Vejam o que rendeu a privatização da Telebrás
Demonstramos a seguir os valores de receitas ou ingressos diretamente ligados à venda da Telebrás, em quatro etapas:
• R$ 22,26 bilhões, provenientes do Leilão da privatização das teles, no dia 29-07-1998, pagos pela aquisição de 19% das ações que representavam o controle da holding em poder do governo federal;
• R$ 70 bilhões arrecadados nos leilões posteriores de licenças para operadoras de telefonia celular, da primeira até a quarta geração (1G, 2G, 3G e 4G) de 1998 a 2014.

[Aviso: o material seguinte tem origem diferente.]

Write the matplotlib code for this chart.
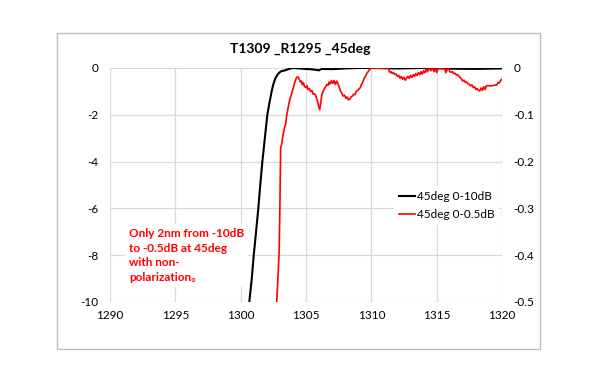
import matplotlib
matplotlib.use("Agg")
import matplotlib.pyplot as plt
from matplotlib.patches import Rectangle

title = "T1309 _R1295 _45deg"
series_black = "45deg 0-10dB"
series_red = "45deg 0-0.5dB"
note = "Only 2nm from -10dB\nto -0.5dB at 45deg\nwith non-\npolarization\u3002"

black_x = [1300.6, 1300.66, 1300.85, 1301.0, 1301.18, 1301.35, 1301.5, 1301.66, 1301.85,
           1302.04, 1302.2, 1302.37, 1302.5, 1302.65, 1302.8, 1302.95, 1303.1, 1303.4,
           1303.7, 1304.0, 1304.5, 1305.0, 1305.5, 1306.0, 1306.2, 1307.0, 1308.0, 1309.0,
           1310.0, 1312.0, 1314.0, 1316.0, 1318.0, 1320.0]
black_y = [-10.5, -10, -9, -8, -7, -6, -5, -4, -3, -2, -1.5, -1, -0.7, -0.45, -0.3, -0.2,
           -0.14, -0.1, -0.04, 0.0, -0.02, -0.04, -0.06, -0.1, -0.04, -0.05, -0.02, 0.0,
           0.0, -0.02, 0.0, -0.03, -0.04, -0.02]

red_x = [1302.72, 1302.85, 1302.95, 1303.0, 1303.04, 1303.06, 1303.12, 1303.2, 1303.3, 1303.38,
         1303.45, 1303.5, 1303.6, 1303.7, 1303.78, 1303.85, 1303.95, 1304.05, 1304.15, 1304.25,
         1304.33, 1304.42, 1304.5, 1304.58, 1304.65, 1304.72, 1304.8, 1304.9, 1305.0, 1305.08,
         1305.15, 1305.25, 1305.35, 1305.45, 1305.55, 1305.65, 1305.75, 1305.85, 1305.95, 1306.05,
         1306.12, 1306.2, 1306.3, 1306.4, 1306.5, 1306.6, 1306.7, 1306.78, 1306.85, 1306.95,
         1307.05, 1307.15, 1307.25, 1307.35, 1307.45, 1307.55, 1307.65, 1307.75, 1307.85, 1307.95,
         1308.05, 1308.15, 1308.25, 1308.35, 1308.45, 1308.55, 1308.65, 1308.75, 1308.85, 1308.95,
         1309.05, 1309.15, 1309.25, 1309.35, 1309.45, 1309.55, 1309.65, 1309.75, 1309.85, 1309.95,
         1311.3, 1311.4, 1311.5, 1311.6, 1311.7, 1311.8, 1311.9, 1312.0, 1312.1, 1312.2,
         1312.3, 1312.4, 1312.5, 1312.6, 1312.7, 1312.8, 1312.9, 1313.0, 1313.1, 1313.2,
         1313.3, 1313.4, 1313.5, 1313.6, 1313.7, 1313.8, 1313.9, 1314.0, 1314.1, 1314.2,
         1314.3, 1314.4, 1314.55, 1314.65, 1314.8, 1314.9, 1315.0, 1315.1, 1315.6, 1315.7,
         1315.8, 1315.9, 1316.0, 1316.1, 1316.2, 1316.3, 1316.4, 1316.5, 1316.6, 1316.7,
         1316.8, 1316.9, 1317.0, 1317.1, 1317.2, 1317.3, 1317.4, 1317.5, 1317.6, 1317.7,
         1317.8, 1317.9, 1318.0, 1318.1, 1318.2, 1318.3, 1318.4, 1318.5, 1318.6, 1318.7,
         1318.8, 1318.9, 1319.0, 1319.2, 1319.4, 1319.6, 1319.7, 1319.8, 1319.9, 1320.0]
red_y = [-0.52, -0.45, -0.39, -0.3, -0.2, -0.17, -0.165, -0.15, -0.135, -0.125,
         -0.12, -0.105, -0.09, -0.075, -0.065, -0.06, -0.05, -0.04, -0.03, -0.022,
         -0.019, -0.02, -0.026, -0.03, -0.028, -0.036, -0.032, -0.04, -0.042, -0.038,
         -0.046, -0.044, -0.05, -0.048, -0.056, -0.055, -0.06, -0.068, -0.08, -0.089,
         -0.075, -0.06, -0.05, -0.045, -0.04, -0.035, -0.037, -0.03, -0.034, -0.027,
         -0.033, -0.027, -0.035, -0.028, -0.034, -0.042, -0.05, -0.055, -0.06, -0.058,
         -0.065, -0.062, -0.068, -0.067, -0.062, -0.06, -0.056, -0.057, -0.05, -0.048,
         -0.045, -0.042, -0.035, -0.03, -0.022, -0.018, -0.012, -0.008, -0.004, 0.0,
         0.0, -0.009, -0.008, -0.012, -0.01, -0.014, -0.013, -0.018, -0.016, -0.022,
         -0.018, -0.024, -0.02, -0.026, -0.022, -0.018, -0.022, -0.016, -0.02, -0.014,
         -0.018, -0.012, -0.016, -0.01, -0.014, -0.008, -0.013, -0.006, -0.01, -0.002,
         -0.008, 0.0, -0.006, 0.0, -0.008, 0.0, -0.01, 0.0, 0.0, -0.01,
         -0.004, 0.0, -0.008, -0.009, -0.008, -0.012, -0.011, -0.015, -0.014, -0.018,
         -0.02, -0.024, -0.028, -0.026, -0.031, -0.03, -0.034, -0.035, -0.038, -0.036,
         -0.042, -0.04, -0.046, -0.044, -0.048, -0.049, -0.043, -0.048, -0.04, -0.046,
         -0.038, -0.038, -0.038, -0.038, -0.037, -0.036, -0.031, -0.032, -0.026, -0.024]

x_ticks = [1290, 1295, 1300, 1305, 1310, 1315, 1320]
left_ticks = [0, -2, -4, -6, -8, -10]
right_ticks = [0, -0.1, -0.2, -0.3, -0.4, -0.5]

plt.rcParams['font.family'] = ['Lato', 'Noto Sans CJK SC', 'DejaVu Sans']

fig = plt.figure(figsize=(6.0, 3.83), dpi=100)
fig.patches.append(Rectangle((0.095, 0.089), 0.805, 0.825, transform=fig.transFigure,
                             fill=False, edgecolor='#bfbfbf', linewidth=1.0))

ax = fig.add_axes([0.1833, 0.2115, 0.6534, 0.611])
ax2 = ax.twinx()

ax.set_xlim(1290, 1320)
ax.set_ylim(-10, 0)
ax2.set_ylim(-0.5, 0)
ax.set_xticks(x_ticks)
ax.set_xticklabels([str(v) for v in x_ticks])
ax.set_yticks(left_ticks)
ax.set_yticklabels([str(v) for v in left_ticks])
ax2.set_yticks(right_ticks)
ax2.set_yticklabels(["0" if v == 0 else ("%g" % v) for v in right_ticks])

for a in (ax, ax2):
    for s in a.spines.values():
        s.set_visible(False)
    a.tick_params(length=0, labelsize=8.5, colors='#000000')
ax.tick_params(axis='y', pad=8)
ax.tick_params(axis='x', pad=6)
ax2.tick_params(axis='y', pad=8)

ax.grid(True, color='#d9d9d9', linewidth=0.9)
ax.set_axisbelow(True)

l1, = ax.plot(black_x, black_y, color='black', linewidth=1.5, label=series_black)
l2, = ax2.plot(red_x, red_y, color='#ff0000', linewidth=1.2, label=series_red)

leg = ax2.legend(handles=[l1, l2], loc='upper left', bbox_to_anchor=(0.71, 0.52),
                 frameon=True, fancybox=False, edgecolor='none', facecolor='white',
                 framealpha=1.0, fontsize=8.5, handlelength=1.4, handletextpad=0.1,
                 borderpad=0.4, labelspacing=0.6)

ax2.text(0.048, 0.315, note, transform=ax2.transAxes, color='#ff0000', fontsize=8.5,
         fontweight='bold', va='top', ha='left', linespacing=1.4,
         bbox=dict(facecolor='white', edgecolor='none', pad=3))

fig.text(0.5, 0.873, title, ha='center', va='center', fontsize=10, fontweight='bold')

fig.savefig('out.png', dpi=100, facecolor='white')
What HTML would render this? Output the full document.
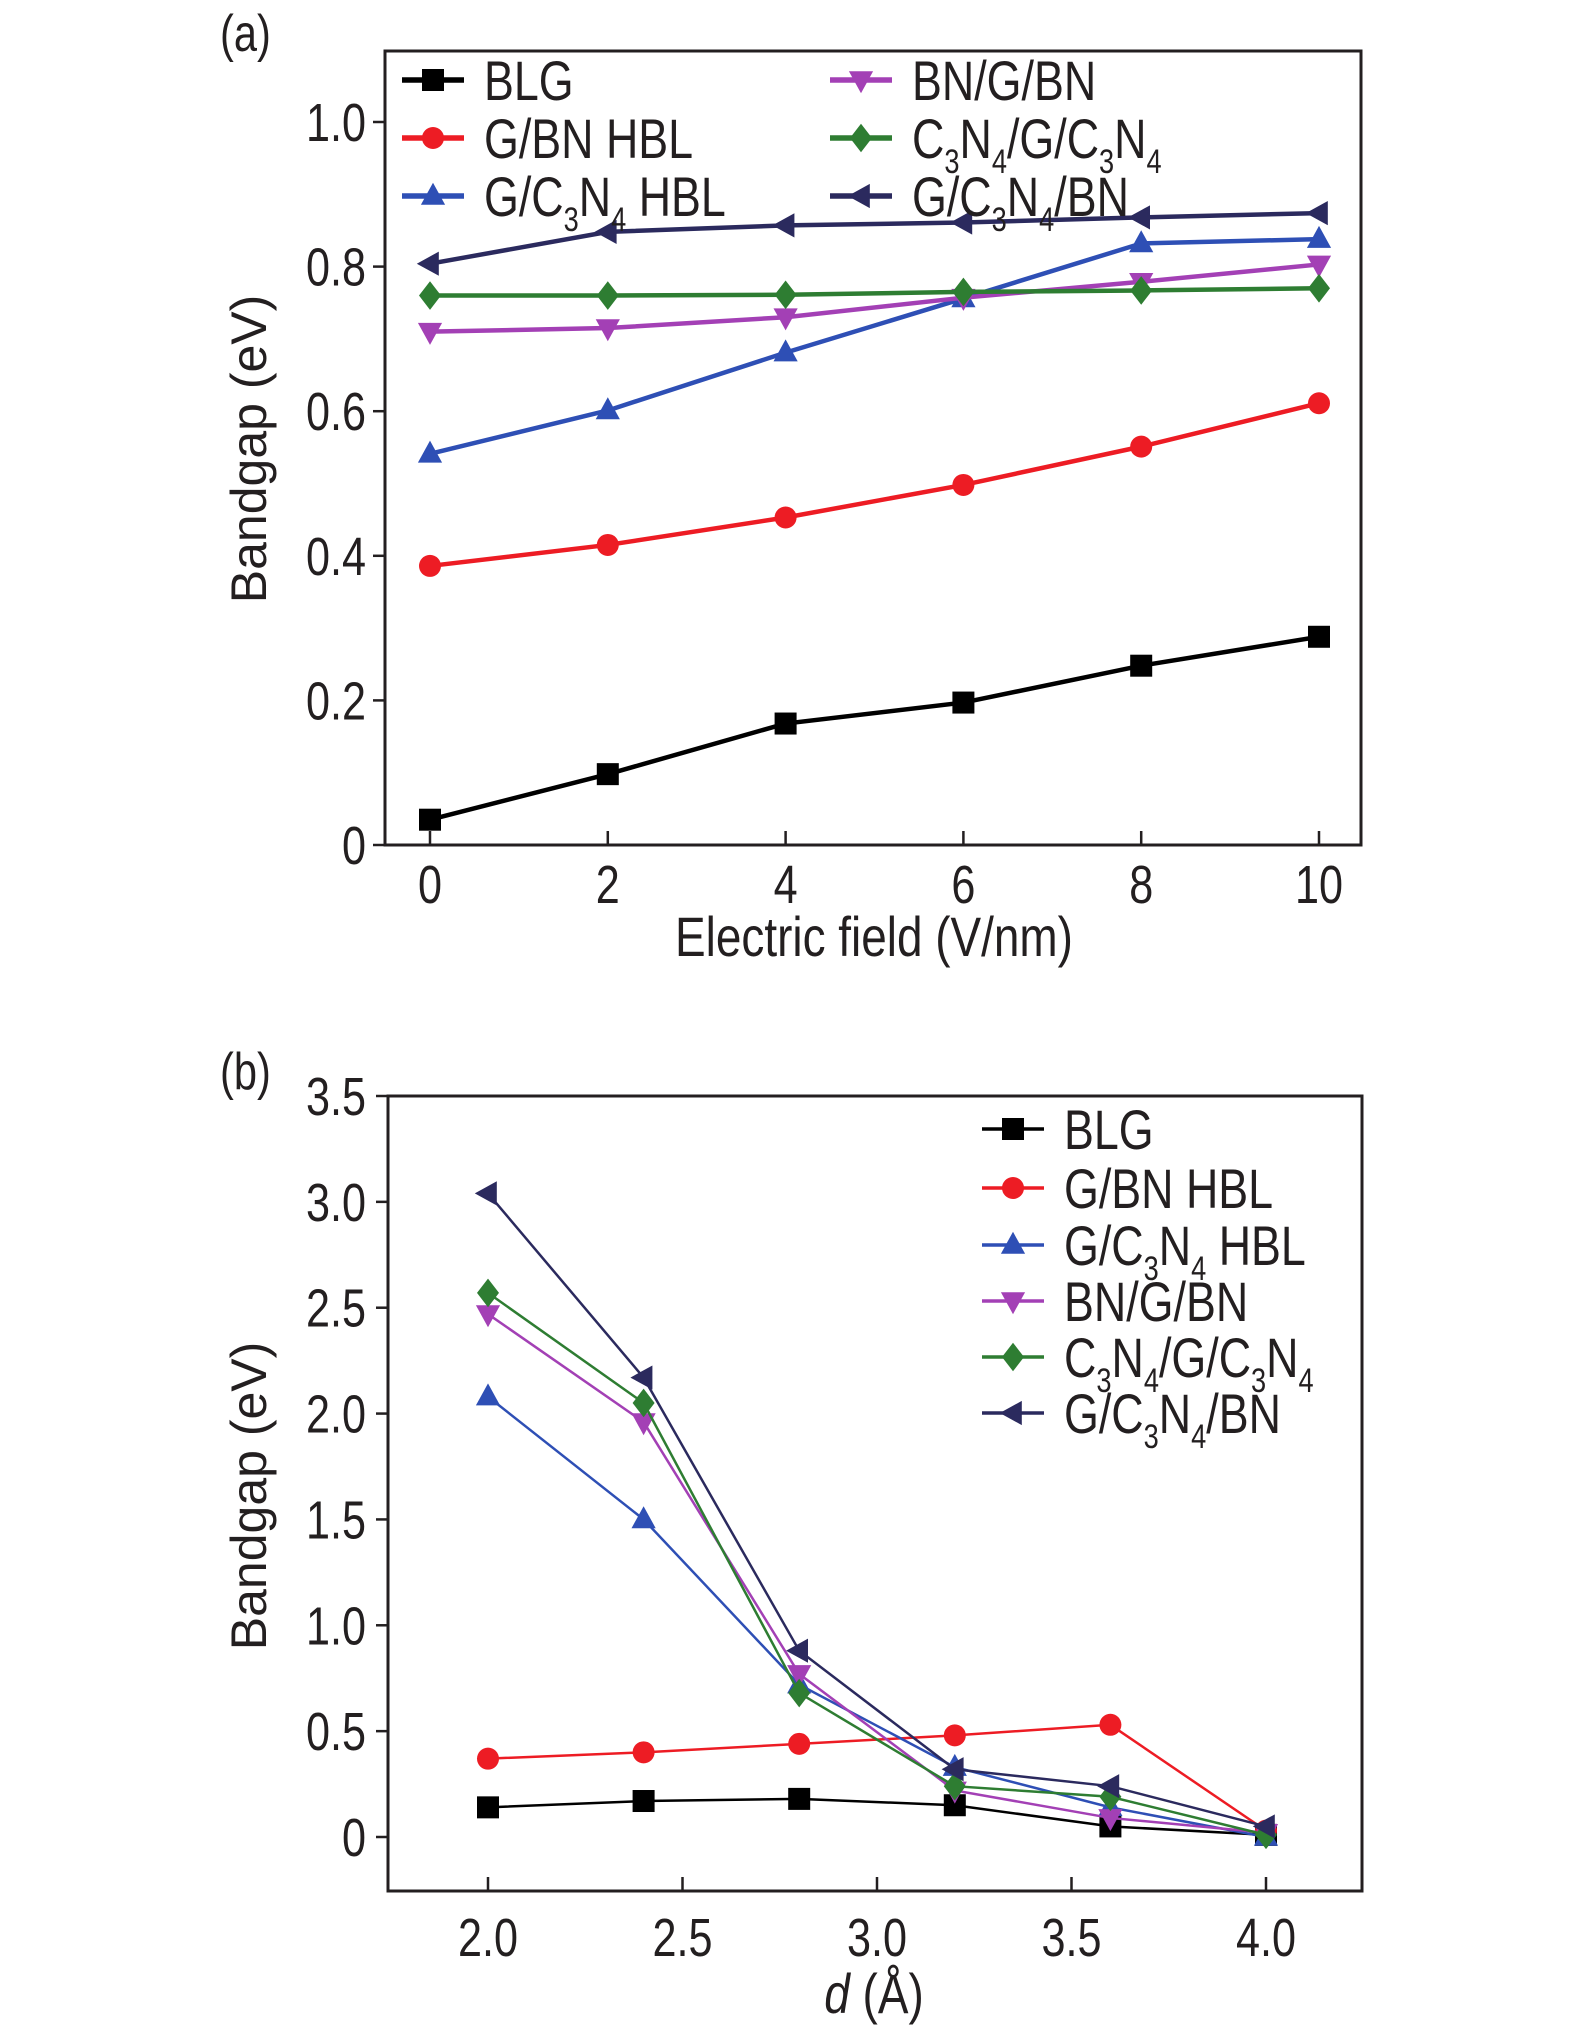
<!DOCTYPE html>
<html><head><meta charset="utf-8"><style>
html,body{margin:0;padding:0;background:#fff}
svg{display:block}
text{font-family:"Liberation Sans",sans-serif;fill:#231f20}
</style></head><body>
<svg id="fig" width="1575" height="2031" viewBox="0 0 1575 2031" xmlns="http://www.w3.org/2000/svg"></svg>
<script>
const NS="http://www.w3.org/2000/svg";
// ---- panel (a) data ----
const fieldX=[0,2,4,6,8,10];
const aBLG=[0.035,0.098,0.168,0.197,0.248,0.288];
const aGBN=[0.386,0.415,0.453,0.498,0.551,0.611];
const aGC3N4=[0.541,0.601,0.681,0.756,0.832,0.838];
const aBNGBN=[0.710,0.715,0.730,0.757,0.779,0.803];
const aC3N4GC3N4=[0.760,0.760,0.761,0.765,0.767,0.770];
const aGC3N4BN=[0.804,0.848,0.857,0.861,0.868,0.874];
const aXTicks=[0,2,4,6,8,10];
const aYTicks=[0,0.2,0.4,0.6,0.8,1.0];
const aYLabels=["0","0.2","0.4","0.6","0.8","1.0"];
// ---- panel (b) data ----
const dX=[2.0,2.4,2.8,3.2,3.6,4.0];
const bBLG=[0.14,0.17,0.18,0.15,0.05,0.01];
const bGBN=[0.37,0.40,0.44,0.48,0.53,0.03];
const bGC3N4=[2.08,1.50,0.72,0.33,0.14,0.00];
const bBNGBN=[2.47,1.96,0.77,0.22,0.09,0.02];
const bC3N4GC3N4=[2.57,2.05,0.68,0.24,0.19,0.01];
const bGC3N4BN=[3.04,2.17,0.88,0.32,0.24,0.05];
const bXTicks=[2.0,2.5,3.0,3.5,4.0];
const bXLabels=["2.0","2.5","3.0","3.5","4.0"];
const bYTicks=[0,0.5,1.0,1.5,2.0,2.5,3.0,3.5];
const bYLabels=["0","0.5","1.0","1.5","2.0","2.5","3.0","3.5"];

const svg=document.getElementById('fig');
function el(tag,attrs,parent){const e=document.createElementNS(NS,tag);for(const k in attrs)e.setAttribute(k,attrs[k]);(parent||svg).appendChild(e);return e;}
function ctext(x,y,str,size,anchor,sx,parent){const t=el('text',{transform:`translate(${x},${y}) scale(${sx},1)`,'font-size':size,'text-anchor':anchor},parent);t.innerHTML=str;return t;}

const colors=["#000000","#ed1c24","#2e4fb5","#a340b5","#2e7d32","#2b2a5e"];
const shapes=["square","circle","up","down","diamond","left"];
const names=["blg","g-bn-hbl","g-c3n4-hbl","bn-g-bn","c3n4-g-c3n4","g-c3n4-bn"];
const labels=["BLG","G/BN HBL","G/C<tspan font-size='34' dy='15'>3</tspan><tspan dy='-15'>N</tspan><tspan font-size='34' dy='15'>4</tspan><tspan dy='-15'> HBL</tspan>","BN/G/BN",
"C<tspan font-size='34' dy='15'>3</tspan><tspan dy='-15'>N</tspan><tspan font-size='34' dy='15'>4</tspan><tspan dy='-15'>/G/C</tspan><tspan font-size='34' dy='15'>3</tspan><tspan dy='-15'>N</tspan><tspan font-size='34' dy='15'>4</tspan>",
"G/C<tspan font-size='34' dy='15'>3</tspan><tspan dy='-15'>N</tspan><tspan font-size='34' dy='15'>4</tspan><tspan dy='-15'>/BN</tspan>"];

function marker(g,shape,x,y,c,s){
  if(shape==="square")return el('rect',{x:x-s,y:y-s,width:2*s,height:2*s,fill:c},g);
  if(shape==="circle")return el('circle',{cx:x,cy:y,r:s,fill:c},g);
  if(shape==="up")return el('polygon',{points:`${x},${y-s*1.2} ${x-s*1.1},${y+s*0.8} ${x+s*1.1},${y+s*0.8}`,fill:c},g);
  if(shape==="down")return el('polygon',{points:`${x},${y+s*1.2} ${x-s*1.1},${y-s*0.8} ${x+s*1.1},${y-s*0.8}`,fill:c},g);
  if(shape==="diamond")return el('polygon',{points:`${x},${y-s*1.3} ${x+s},${y} ${x},${y+s*1.3} ${x-s},${y}`,fill:c},g);
  return el('polygon',{points:`${x-s*1.2},${y} ${x+s*0.8},${y-s*1.1} ${x+s*0.8},${y+s*1.1}`,fill:c},g);
}

function panel(cfg){
  const g=el('g',{});
  
  
  const sx=v=>cfg.px0+(v-cfg.x0)/(cfg.x1-cfg.x0)*(cfg.px1-cfg.px0);
  const sy=v=>cfg.py0+(v-cfg.y0)/(cfg.y1-cfg.y0)*(cfg.py1-cfg.py0);
  const fr=el('rect',{x:cfg.fx0,y:cfg.fy0,width:cfg.fx1-cfg.fx0,height:cfg.fy1-cfg.fy0,fill:'none',stroke:'#231f20','stroke-width':3},g);
  
  cfg.xt.forEach((v,i)=>{const x=sx(v);
    el('line',{x1:x,y1:cfg.fy1,x2:x,y2:cfg.fy1-14,stroke:'#231f20','stroke-width':2.5},g);
    const t=ctext(x,cfg.xlabY,cfg.xl[i],54,'middle',0.8,g);
    });
  cfg.yt.forEach((v,i)=>{const y=sy(v);
    el('line',{x1:cfg.fx0,y1:y,x2:cfg.fx0-12,y2:y,stroke:'#231f20','stroke-width':2.5},g);
    const t=ctext(366,y+19,cfg.yl[i],54,'end',0.8,g);
    });
  cfg.series.forEach((arr,k)=>{
    const sg=el('g',{},g);
    
    
    const pts=arr.map((v,i)=>sx(cfg.xs[i])+','+sy(v)).join(' ');
    el('polyline',{points:pts,fill:'none',stroke:colors[k],'stroke-width':cfg.lw},sg);
    arr.forEach((v,i)=>{const m=marker(sg,shapes[k],sx(cfg.xs[i]),sy(v),colors[k],cfg.ms);
      
      });
  });
  cfg.leg.forEach((p,k)=>{
    const lg=el('g',{},g);
    
    
    el('line',{x1:p[0],y1:p[1],x2:p[0]+62,y2:p[1],stroke:colors[k],'stroke-width':cfg.lw+1},lg);
    marker(lg,shapes[k],p[0]+31,p[1],colors[k],cfg.ms);
    ctext(p[0]+82,p[1]+20,labels[k],56,'start',0.8,lg);
  });
  const yt=el('text',{transform:`translate(266,${cfg.ytitleY}) rotate(-90)`,'font-size':50,'text-anchor':'middle'},g);
  yt.textContent='Bandgap (eV)';
  const xt=ctext(874,cfg.xtitleY,cfg.xtitle,56,'middle',0.82,g);
  
  const pl=ctext(220,cfg.plY,cfg.pl,52,'start',0.8,g);
  
}

panel({name:'panel-a',px0:430,px1:1319,x0:0,x1:10,py0:845,py1:122,y0:0,y1:1.0,
  fx0:385,fx1:1361,fy0:51,fy1:845,xs:fieldX,xt:aXTicks,xl:aXTicks.map(String),xlabY:903,
  yt:aYTicks,yl:aYLabels,series:[aBLG,aGBN,aGC3N4,aBNGBN,aC3N4GC3N4,aGC3N4BN],lw:4.5,ms:11,
  leg:[[402,80],[402,138],[402,196],[830,80],[830,138],[830,196]],
  ytitleY:449,xtitleY:956,xtitle:'Electric field (V/nm)',plY:51,pl:'(a)'});
panel({name:'panel-b',px0:488,px1:1266,x0:2.0,x1:4.0,py0:1837,py1:1096,y0:0,y1:3.5,
  fx0:388,fx1:1362,fy0:1096,fy1:1891,xs:dX,xt:bXTicks,xl:bXLabels,xlabY:1956,
  yt:bYTicks,yl:bYLabels,series:[bBLG,bGBN,bGC3N4,bBNGBN,bC3N4GC3N4,bGC3N4BN],lw:2.5,ms:11,
  leg:[[982,1129],[982,1188],[982,1245],[982,1301],[982,1357],[982,1413]],
  ytitleY:1496,xtitleY:2013,xtitle:'<tspan font-style="italic">d</tspan> (Å)',plY:1089,pl:'(b)'});
</script>
</body></html>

• R$ 550 bilhões de impostos gerados pela nova rede telefônica do País (que saltou de 24,5 milhões de telefones em julho de 1998 para mais de 300 milhões em dezembro de 2013, aí incluídos telefones fixos e celulares) – e pelos impostos pagos pelos 170 milhões de usuários de telefonia e de internet. E um lembrete: o Brasil cobra as mais elevadas alíquotas de impostos sobre os serviços de telecomunicações do mundo: da ordem de 43%. Esses impostos são pagos por nós, usuários.
• R$ 102 bilhões confiscados pelo governo federal dos três fundos setoriais entre o ano 2000 e 2019; esses fundos, pagos por todos os usuários de telecomunicações do País, foram criados por lei para serem aplicados exclusivamente na expansão do setor nas áreas rurais e na inclusão social. São eles: o FUST (Fundo de Universalização das Telecomunicações), o FISTEL (Fundo de Fiscalização das Telecomunicações) e o FUNTTEL (Fundo de Tecnologia das Telecomunicações).
• Somem-se a todos esses valores os investimentos de quase a R$ 500 bilhões feitos pela iniciativa privada na infraestrutura setorial após a privatização, e teremos, então, o total dos recursos gerados pela privatização do setor.
Se somarmos as cinco parcelas acima: R$ 22,2 bilhões+70 bilhões+550 bilhões+102 bilhões+500 bilhões, teremos o total geral de R$ 1,274 trilhão (de reais) gerados apenas pela privatização setorial. Ou o equivalente a US$ 283,2 bilhões (de dólares).
Há ainda benefícios não quantificáveis: “Quanto valeria, por ex., a inclusão social de 170 milhões de brasileiros, não apenas graças à telefonia, mas, também ao acesso à internet?”
Os brasileiros mais jovens não se lembram que o monopólio estatal da Telebrás era elitista e cruel: cada novo assinante de telefonia tinha que pagar valores que variavam de US$ 1.000 a 3.000 para obter uma linha telefônica pelo velho plano de expansão. E o telefone só era instalado cerca de 24 meses depois (ou até 48 ou 60 meses).
Em conclusão: se US$ 283,2 bilhões forem considerados “preço de banana” – talvez fosse o equivalente a toda a banana produzida e exportada pela América Latina nos últimos três séculos.
E uma pergunta final: “Quanto valeu para o País a universalização do telefone, com aumento da densidade telefônica que saltou, em 21 anos, de 14 para mais de 140 telefones por 100 habitantes?”
Sempre que cruzar com Paulo Bernardo — se ele estiver em liberdade — eu irei perguntar-lhe, com um leve sorriso:
— Então, ministro, o senhor ainda acha que a Telebrás foi privatizada a preço de banana?
Fonte: Ethevaldo Siqueira (12/03/2020)
Nota da Redação: Somar impostos e arrecadações das teles no período pós privatização, sem considerar as receitas geradas por elas, é no mínimo ser muito tendencioso nessa análise.